Yates published his first collection of prose, and the first book by the Sono Nis Press, Man in the Glass Octopus. In the years to follow Morriss would print books for Oolichan, Island Writing Series, Studio 123, Pharos, Prism International Press, and other largely literary houses.
Among the small non-literary houses Morriss would print for were Akriggs’ Discovery Press, Harry Gregson’s Victoria Observer Publishing Co., ComCept Publishing, The Snow Man Press, UBC Press and Utica.
In subsequent years Morriss would print issues of Prism International, The Malahat Review, The West Coast Review, Room of One’s Own, Event, B.C. Library Quarterly and The Capilano Review.
“When The Malahat Review first appeared in 1967,” recalls Robin Skelton, “Charlie could not resist giving John Peter and me personal copies specially bound. Finely bound books gave him real pleasure and it was a pleasure he delighted to share.”
In 1970 Charles Morriss said that of more than 100 books he had designed hist favourite from an artistic standpoint was The World of W.B. Yeats, edited by Robin Skelton and Ann Saddlemyer in 1965.
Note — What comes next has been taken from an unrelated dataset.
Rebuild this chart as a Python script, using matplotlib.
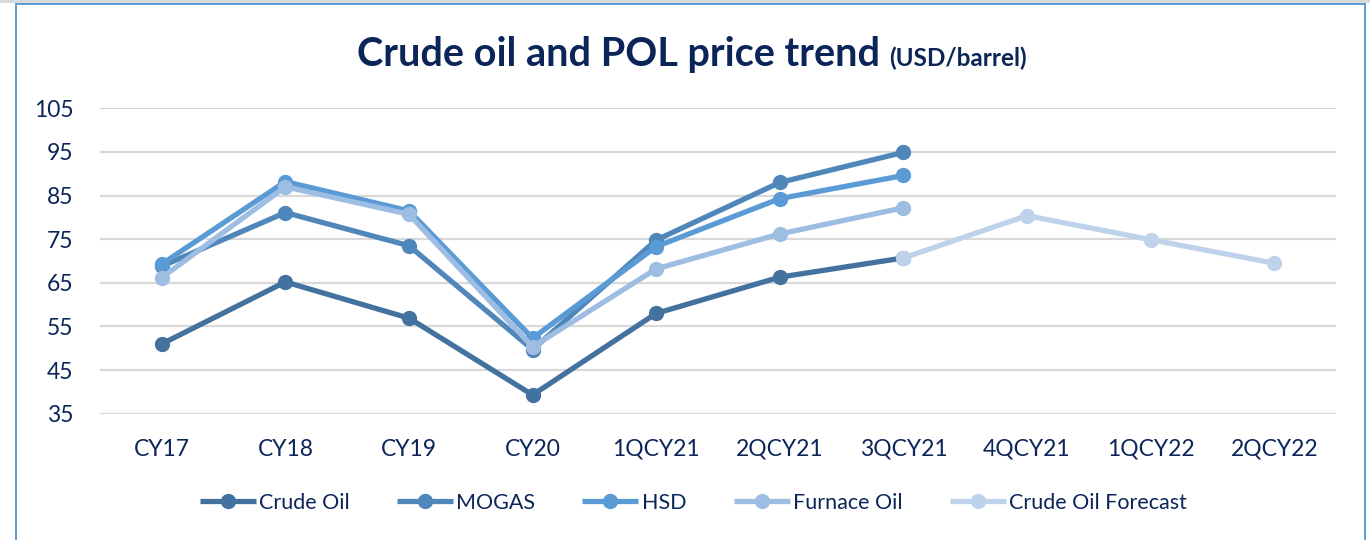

“I was finally convinced that nothing would do but to utilize the unicorn, which fascinated the Irish poet,” he once recalled. “All things considered, that book earned me far more flattery than all the prizes.” Booklovers who have the good luck to see this luxurious limited edition don’t soon forget the golden outline of a prancing unicorn on the black cloth cover.
In 1976 Dick Morriss took over Sono Nis Press, which he still operates, and a new period began for the Morriss family’s close relationship with the publishing world of British Columbia. Charles E. Morriss died on St. Patrick’s Day, 1983.